The visualisation reveals three main extremes in the data. On the far left are countries with high renewable energy generation, towards the bottom are countries more reliant on solid fossil fuels, and on the far right are nuclear-heavy countries, with a large cluster of countries with a more balanced mix in the middle. One thing that stood out to me (admittedly because I was looking for it) and gave me a great fact about my holiday destination this year, Albania, is the only country in Europe to produce electricity solely from renewable sources (even more specifically hydropower) after a gas and oil powered plant financed by the World Bank failed to operate due to technical failures. Other countries doing well at this side of the plot are, variously, hilly, lucky and forward-thinking but unfortunately small.

t-SNE also successfully identifies the more nuclear inclined countries to the east of the plot. France everyone knows about, but Finland, Hungary, Belgium and Sweden are not all that dissimilar. Estonia, which is out on its own in the north, is the only country where oil shale is popular choice, who knew!

The middle of the plot is where things get a little more messy as it is where all the countries with more mixed electricity generation lie. Without wanting to commit one of the cardinal sins of reading t-SNE plots, I’ll end the description with the safe statements that the UK looks quite like Spain which both look a lot more like France or Austria than they do Poland, while Turkey, Ukraine and Germany have a lot of work to do.

Overall taking the time to make this plot has taught me a lot about European electricity generation, the relative size of each of the countries electricity markets (Ukraine is surprisingly big) and the relative unimportance of many others (sorry Albania). I’m sure there are many other interesting nuggets of information to be gained by hovering over points, toggling on and off different regions, and generally having a play. The rest of the post is concerned with some of the more technical aspects of the data and the plot, and is entirely optional :).

The data

The data used in this visualisation comes from Eurostat. The data is updated on an annual basis and the latest figures are from 2017 for the vast majority of countries in this study.

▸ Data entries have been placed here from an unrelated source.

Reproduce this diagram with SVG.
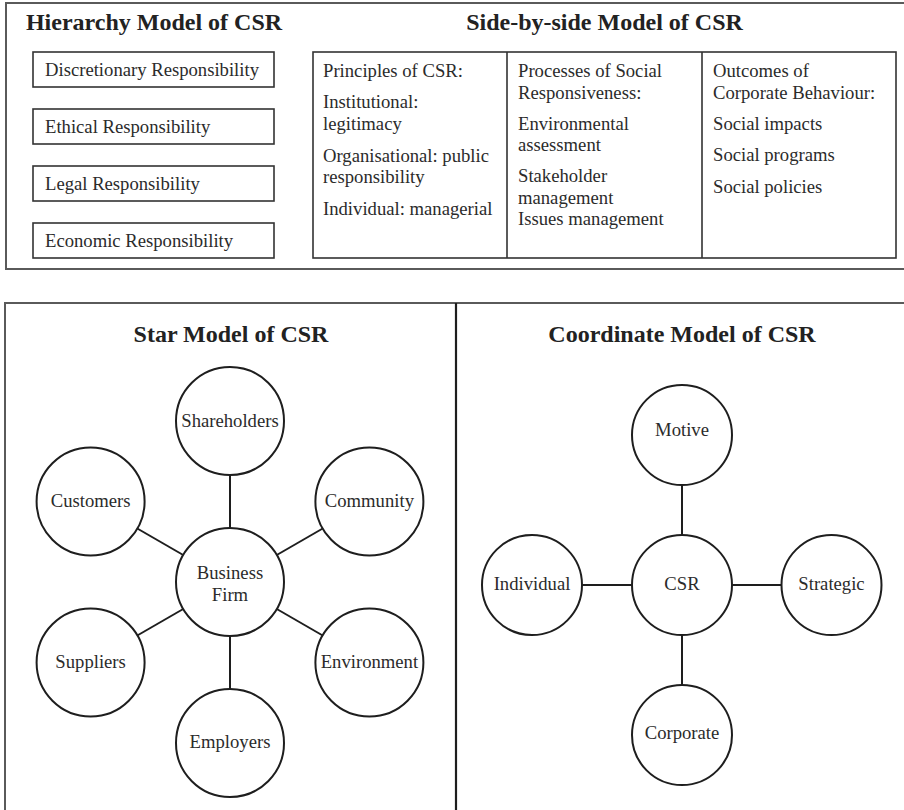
<svg xmlns="http://www.w3.org/2000/svg" width="904" height="810" viewBox="0 0 904 810">
<style>
  text { font-family: "Liberation Serif", "Times New Roman", serif; fill: #2b2b2b; }
  .title { font-size: 24px; font-weight: bold; text-anchor: middle; fill: #222; }
  .lbl { font-size: 18.67px; }
  .mid { text-anchor: middle; }
  .frame { fill: none; stroke: #5a5a5a; stroke-width: 2; }
  .box { fill: #fff; stroke: #333; stroke-width: 1.6; }
  .node { fill: #fff; stroke: #1e1e1e; stroke-width: 2; }
  .conn { stroke: #1e1e1e; stroke-width: 2; fill: none; }
  .divider { stroke: #1e1e1e; stroke-width: 2.2; fill: none; }
</style>

<!-- Frames -->
<path class="frame" d="M904,3 H6 V269 H904"/>
<path class="frame" d="M904,303 H5 V810"/>
<path class="divider" d="M456,303 V810"/>

<!-- Hierarchy Model -->
<g id="hierarchy">
  <text class="title" x="154" y="30">Hierarchy Model of CSR</text>
  <g id="h-discretionary">
    <rect class="box" x="33" y="52" width="241" height="35"/>
    <text class="lbl" x="45" y="76">Discretionary Responsibility</text>
  </g>
  <g id="h-ethical">
    <rect class="box" x="33" y="109" width="241" height="35"/>
    <text class="lbl" x="45" y="133">Ethical Responsibility</text>
  </g>
  <g id="h-legal">
    <rect class="box" x="33" y="166" width="241" height="35"/>
    <text class="lbl" x="45" y="190">Legal Responsibility</text>
  </g>
  <g id="h-economic">
    <rect class="box" x="33" y="223" width="241" height="35"/>
    <text class="lbl" x="45" y="247">Economic Responsibility</text>
  </g>
</g>

<!-- Side-by-side Model -->
<g id="sidebyside">
  <text class="title" x="604.5" y="30">Side-by-side Model of CSR</text>
  <rect class="box" x="313" y="52" width="583" height="206"/>
  <path class="box" d="M507,52 V258 M702,52 V258"/>
  <g id="s-principles">
    <text class="lbl" x="323" y="77">Principles of CSR:</text>
    <text class="lbl" x="323" y="108">Institutional:</text>
    <text class="lbl" x="323" y="129.5">legitimacy</text>
    <text class="lbl" x="323" y="161.5">Organisational: public</text>
    <text class="lbl" x="323" y="183">responsibility</text>
    <text class="lbl" x="323" y="215">Individual: managerial</text>
  </g>
  <g id="s-processes">
    <text class="lbl" x="518" y="77">Processes of Social</text>
    <text class="lbl" x="518" y="98.5">Responsiveness:</text>
    <text class="lbl" x="518" y="129.5">Environmental</text>
    <text class="lbl" x="518" y="151">assessment</text>
    <text class="lbl" x="518" y="182">Stakeholder</text>
    <text class="lbl" x="518" y="203.5">management</text>
    <text class="lbl" x="518" y="225">Issues management</text>
  </g>
  <g id="s-outcomes">
    <text class="lbl" x="713" y="77">Outcomes of</text>
    <text class="lbl" x="713" y="98.5">Corporate Behaviour:</text>
    <text class="lbl" x="713" y="129.5">Social impacts</text>
    <text class="lbl" x="713" y="161">Social programs</text>
    <text class="lbl" x="713" y="192.5">Social policies</text>
  </g>
</g>

<!-- Star Model -->
<text class="title" x="231" y="342">Star Model of CSR</text>
<g id="star-connectors">
  <path class="conn" d="M230,528 V475"/>
  <path class="conn" d="M230,636 V689"/>
  <path class="conn" d="M183.2,555 L137.3,528.5"/>
  <path class="conn" d="M276.8,555 L322.7,528.5"/>
  <path class="conn" d="M183.2,609 L137.3,635.5"/>
  <path class="conn" d="M276.8,609 L322.7,635.5"/>
</g>
<g id="star-business">
  <circle class="node" cx="230" cy="582" r="54"/>
  <text class="lbl mid" x="230" y="578.5">Business</text>
  <text class="lbl mid" x="230" y="601">Firm</text>
</g>
<g id="star-shareholders">
  <circle class="node" cx="230" cy="421" r="54"/>
  <text class="lbl mid" x="230" y="426.5">Shareholders</text>
</g>
<g id="star-customers">
  <circle class="node" cx="90.6" cy="501.5" r="54"/>
  <text class="lbl mid" x="90.6" y="507">Customers</text>
</g>
<g id="star-community">
  <circle class="node" cx="369.4" cy="501.5" r="54"/>
  <text class="lbl mid" x="369.4" y="507">Community</text>
</g>
<g id="star-suppliers">
  <circle class="node" cx="90.6" cy="662.5" r="54"/>
  <text class="lbl mid" x="90.6" y="668">Suppliers</text>
</g>
<g id="star-environment">
  <circle class="node" cx="369.4" cy="662.5" r="54"/>
  <text class="lbl mid" x="369.4" y="668">Environment</text>
</g>
<g id="star-employers">
  <circle class="node" cx="230" cy="743" r="54"/>
  <text class="lbl mid" x="230" y="748">Employers</text>
</g>

<!-- Coordinate Model -->
<text class="title" x="682" y="342">Coordinate Model of CSR</text>
<g id="coord-connectors">
  <path class="conn" d="M682,535 V485"/>
  <path class="conn" d="M682,635 V685"/>
  <path class="conn" d="M632,585 H582"/>
  <path class="conn" d="M732,585 H781.5"/>
</g>
<g id="coord-csr">
  <circle class="node" cx="682" cy="585" r="50"/>
  <text class="lbl mid" x="682" y="590">CSR</text>
</g>
<g id="coord-motive">
  <circle class="node" cx="682" cy="435" r="50"/>
  <text class="lbl mid" x="682" y="436">Motive</text>
</g>
<g id="coord-individual">
  <circle class="node" cx="532" cy="585" r="50"/>
  <text class="lbl mid" x="532" y="590">Individual</text>
</g>
<g id="coord-strategic">
  <circle class="node" cx="831.5" cy="585" r="50"/>
  <text class="lbl mid" x="831.5" y="590">Strategic</text>
</g>
<g id="coord-corporate">
  <circle class="node" cx="682" cy="735" r="50"/>
  <text class="lbl mid" x="682" y="739">Corporate</text>
</g>
</svg>
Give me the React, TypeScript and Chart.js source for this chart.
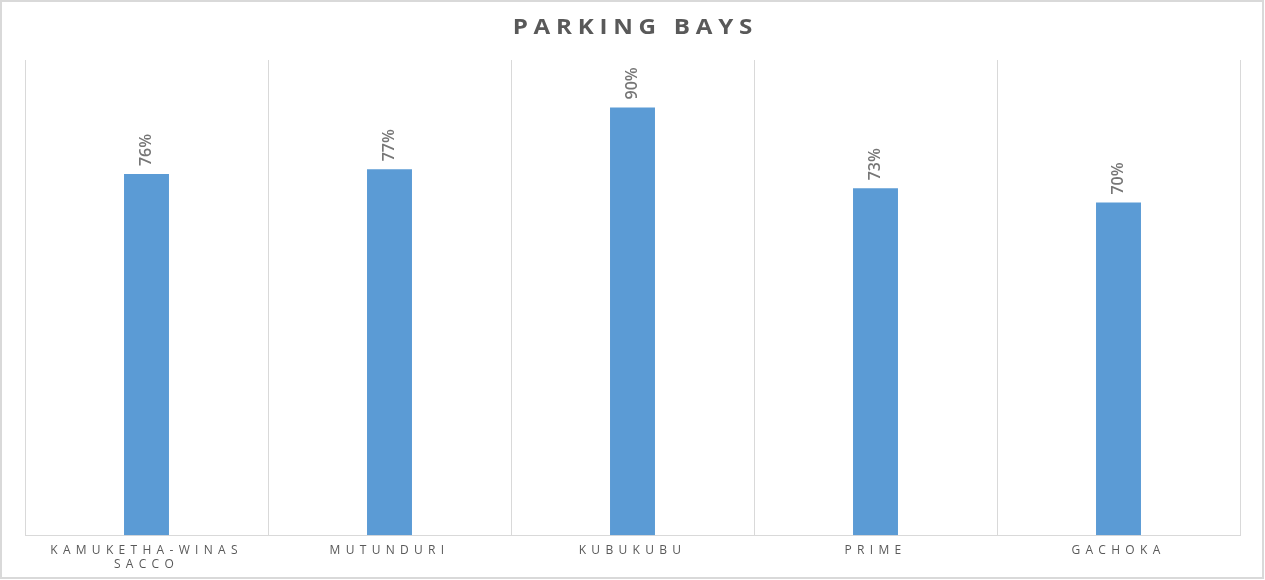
import React, { useEffect, useRef } from "react";
import { Chart, registerables } from "chart.js";

Chart.register(...registerables);

const categories: (string | string[])[] = [
  ["KAMUKETHA-WINAS", "SACCO"],
  "MUTUNDURI",
  "KUBUKUBU",
  "PRIME",
  "GACHOKA",
];
const values: number[] = [0.76, 0.77, 0.9, 0.73, 0.7];
const chartTitle = "PARKING BAYS";

const decorPlugin = {
  id: "decor",
  beforeDraw(chart: any) {
    const ctx = chart.ctx;
    ctx.save();
    ctx.strokeStyle = "#d9d9d9";
    ctx.lineWidth = 2;
    ctx.strokeRect(1, 1, chart.width - 3, chart.height - 3);
    ctx.restore();
    (ctx as any).letterSpacing = "5.3px";
  },
  beforeDatasetsDraw(chart: any) {
    (chart.ctx as any).letterSpacing = "0px";
  },
  afterDatasetsDraw(chart: any) {
    const ctx = chart.ctx;
    const meta = chart.getDatasetMeta(0);
    ctx.save();
    (ctx as any).letterSpacing = "0px";
    ctx.fillStyle = "#767676";
    ctx.font = "600 16px 'Open Sans', sans-serif";
    meta.data.forEach((bar: any, i: number) => {
      const v = values[i];
      ctx.save();
      ctx.translate(bar.x, bar.y - 8);
      ctx.rotate(-Math.PI / 2);
      ctx.textAlign = "left";
      ctx.textBaseline = "middle";
      ctx.fillText(Math.round(v * 100) + "%", 0, 0);
      ctx.restore();
    });
    ctx.restore();
  },
  afterDraw(chart: any) {
    const ctx = chart.ctx;
    ctx.save();
    (ctx as any).letterSpacing = "5px";
    ctx.fillStyle = "#595959";
    ctx.font = "bold 21px 'Open Sans', sans-serif";
    ctx.textAlign = "center";
    ctx.textBaseline = "middle";
    ctx.translate(chart.width / 2, 28);
    ctx.scale(1.15, 1);
    ctx.fillText(chartTitle, 2.5, 0);
    ctx.restore();
    (ctx as any).letterSpacing = "0px";
  },
};

export default function App() {
  const ref = useRef<HTMLCanvasElement>(null);
  useEffect(() => {
    document.body.style.margin = "0";
    const chart = new Chart(ref.current!, {
      type: "bar",
      data: {
        labels: categories as any,
        datasets: [
          {
            data: values,
            backgroundColor: "#5B9BD5",
            borderWidth: 0,
            categoryPercentage: 1,
            barPercentage: 0.185,
          },
        ],
      },
      options: {
        responsive: false,
        animation: false,
        layout: { padding: { left: 25, right: 25, top: 60, bottom: 0 } },
        plugins: {
          legend: { display: false },
          title: { display: false },
          tooltip: { enabled: false },
        },
        scales: {
          x: {
            offset: true,
            grid: {
              offset: true,
              color: "#d9d9d9",
              lineWidth: 1,
              drawTicks: false,
            },
            border: { color: "#d9d9d9", width: 1 },
            ticks: {
              color: "#595959",
              font: { family: "'Open Sans', sans-serif", size: 12 },
              padding: 8,
              maxRotation: 0,
              autoSkip: false,
            },
          },
          y: {
            display: false,
            min: 0,
            max: 1,
          },
        },
      },
      plugins: [decorPlugin],
    });
    return () => chart.destroy();
  }, []);
  return (
    <canvas
      ref={ref}
      width={1265}
      height={580}
      style={{ display: "block", width: 1265, height: 580 }}
    />
  );
}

The data were somewhat difficult to extract from the original spreadsheets, since there was an individual file for each country, and with 39 countries in total, copying and pasting the relevant rows into a separate excel file is a pretty painful exercise. To make matters worse, the data is stored in .xlsb files, which do not work with the popular pandas and openpyxl packages.

To get around this, I made use of a somewhat more niche package called pyxlsb, read the relevant row of the raw data for each country (fortunately formatting was constant across all country files), saved these as csv files before concatenating everything into a single pandas data frame, which is the neat processed_data.csv file in the GitHub repository.

Energy sources

While the Eurostat data provides statistics for every individual energy source, I decided to look one level up (e.g. solid fossil fuels instead of lignite and coal) as I was particularly interested in understanding the clusters of countries doing relatively better/worse at decarbonisation, and at the more aggregated level renewables are all treated together so won’t be separated on the plot. An examination of the data at the more granular level would be equally valid, and could help understand in more detail which countries rely more on e.g. hydropower versus wind and solar boom, however I leave this as an exercise for the interested reader.

t-SNE specification

Whilst t-SNE Is a powerful tool for visualisation, that same power gives it lots of flexibility and therefore ability to be misused and/or misread. This post on the great distill.pub site goes into detail on how to use and interpret t-SNE plots effectively, guidelines which I have attempted to follow when producing this.

One of the main conclusions of the distill paper is that the hyperparameters for t-SNE really matter. Specifically, the number of iterations must be set high enough to converge to a stable configuration. From experimenting with this value I found that 5,000 was plenty to achieve this. The perplexity, which (roughly) decides whether local or global aspects of the data dominate, also needs to be tuned carefully. Fortunately this is not too difficult to do in this case, as the results can be compared to our knowledge of the energy systems in European countries, and iterated until they seem to be a faithful representation of reality. In this case I find that 30 seems to give a good result, but slightly lower and higher values also work well.